PROBLEM: Only the lines from the start of the data below through the line that contains "from bokeh.resources import INLINE" are to be copied, exactly and without pictures.

DATASET EXTRACT:
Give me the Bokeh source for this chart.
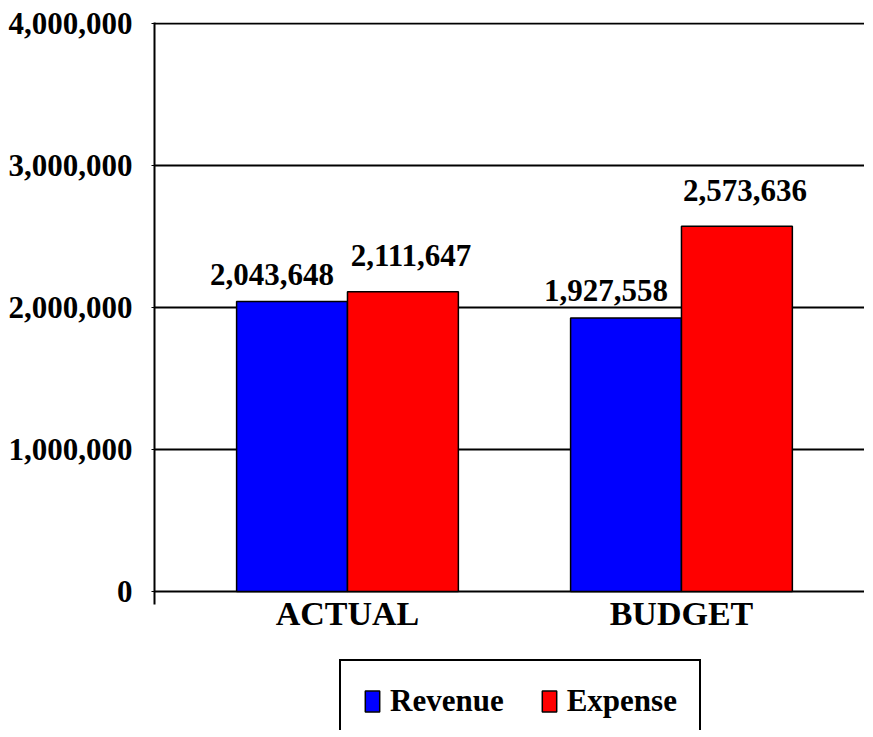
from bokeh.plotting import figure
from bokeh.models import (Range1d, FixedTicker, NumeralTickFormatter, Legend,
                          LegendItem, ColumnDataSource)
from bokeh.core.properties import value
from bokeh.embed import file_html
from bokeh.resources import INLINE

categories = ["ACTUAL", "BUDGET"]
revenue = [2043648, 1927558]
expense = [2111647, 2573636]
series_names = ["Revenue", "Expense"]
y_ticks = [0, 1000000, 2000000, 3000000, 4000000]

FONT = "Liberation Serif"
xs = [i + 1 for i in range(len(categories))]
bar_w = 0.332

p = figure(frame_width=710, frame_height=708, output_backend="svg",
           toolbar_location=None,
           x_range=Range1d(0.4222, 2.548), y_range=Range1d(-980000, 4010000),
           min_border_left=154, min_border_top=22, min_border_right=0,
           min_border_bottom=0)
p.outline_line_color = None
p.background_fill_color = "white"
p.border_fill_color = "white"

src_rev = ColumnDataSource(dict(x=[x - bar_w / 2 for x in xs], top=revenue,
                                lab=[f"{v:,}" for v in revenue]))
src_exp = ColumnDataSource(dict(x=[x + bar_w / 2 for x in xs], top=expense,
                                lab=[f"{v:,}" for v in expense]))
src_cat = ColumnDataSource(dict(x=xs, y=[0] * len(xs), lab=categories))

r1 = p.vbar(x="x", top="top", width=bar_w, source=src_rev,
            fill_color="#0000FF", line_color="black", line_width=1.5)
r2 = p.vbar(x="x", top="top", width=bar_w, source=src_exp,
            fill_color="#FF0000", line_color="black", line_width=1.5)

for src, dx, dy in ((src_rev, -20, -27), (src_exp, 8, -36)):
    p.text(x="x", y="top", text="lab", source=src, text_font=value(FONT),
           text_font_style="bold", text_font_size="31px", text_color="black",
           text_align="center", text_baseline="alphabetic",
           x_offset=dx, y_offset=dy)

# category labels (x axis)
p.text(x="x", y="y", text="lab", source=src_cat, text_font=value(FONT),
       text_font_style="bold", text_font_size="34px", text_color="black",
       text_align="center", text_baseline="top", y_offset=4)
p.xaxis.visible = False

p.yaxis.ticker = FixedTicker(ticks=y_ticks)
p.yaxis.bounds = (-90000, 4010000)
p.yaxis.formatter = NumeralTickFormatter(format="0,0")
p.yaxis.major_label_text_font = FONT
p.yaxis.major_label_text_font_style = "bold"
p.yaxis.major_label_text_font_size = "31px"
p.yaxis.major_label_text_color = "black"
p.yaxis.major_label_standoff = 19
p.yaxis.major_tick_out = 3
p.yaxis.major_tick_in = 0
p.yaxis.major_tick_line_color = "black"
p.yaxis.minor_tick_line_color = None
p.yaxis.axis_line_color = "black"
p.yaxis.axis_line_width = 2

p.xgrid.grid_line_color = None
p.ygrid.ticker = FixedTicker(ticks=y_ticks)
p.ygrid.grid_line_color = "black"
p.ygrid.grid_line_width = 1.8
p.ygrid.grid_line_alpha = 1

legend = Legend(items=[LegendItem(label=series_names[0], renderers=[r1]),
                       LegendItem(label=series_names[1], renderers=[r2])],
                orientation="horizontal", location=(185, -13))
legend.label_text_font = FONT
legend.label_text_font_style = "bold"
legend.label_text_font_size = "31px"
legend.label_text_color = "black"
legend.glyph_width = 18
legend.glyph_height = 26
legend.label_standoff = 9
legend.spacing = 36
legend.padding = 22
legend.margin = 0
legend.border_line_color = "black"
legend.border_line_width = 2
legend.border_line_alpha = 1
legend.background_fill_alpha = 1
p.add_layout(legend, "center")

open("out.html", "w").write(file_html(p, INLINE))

WORKED ANSWER:
Give me the Bokeh source for this chart.
from bokeh.plotting import figure
from bokeh.models import (Range1d, FixedTicker, NumeralTickFormatter, Legend,
                          LegendItem, ColumnDataSource)
from bokeh.core.properties import value
from bokeh.embed import file_html
from bokeh.resources import INLINE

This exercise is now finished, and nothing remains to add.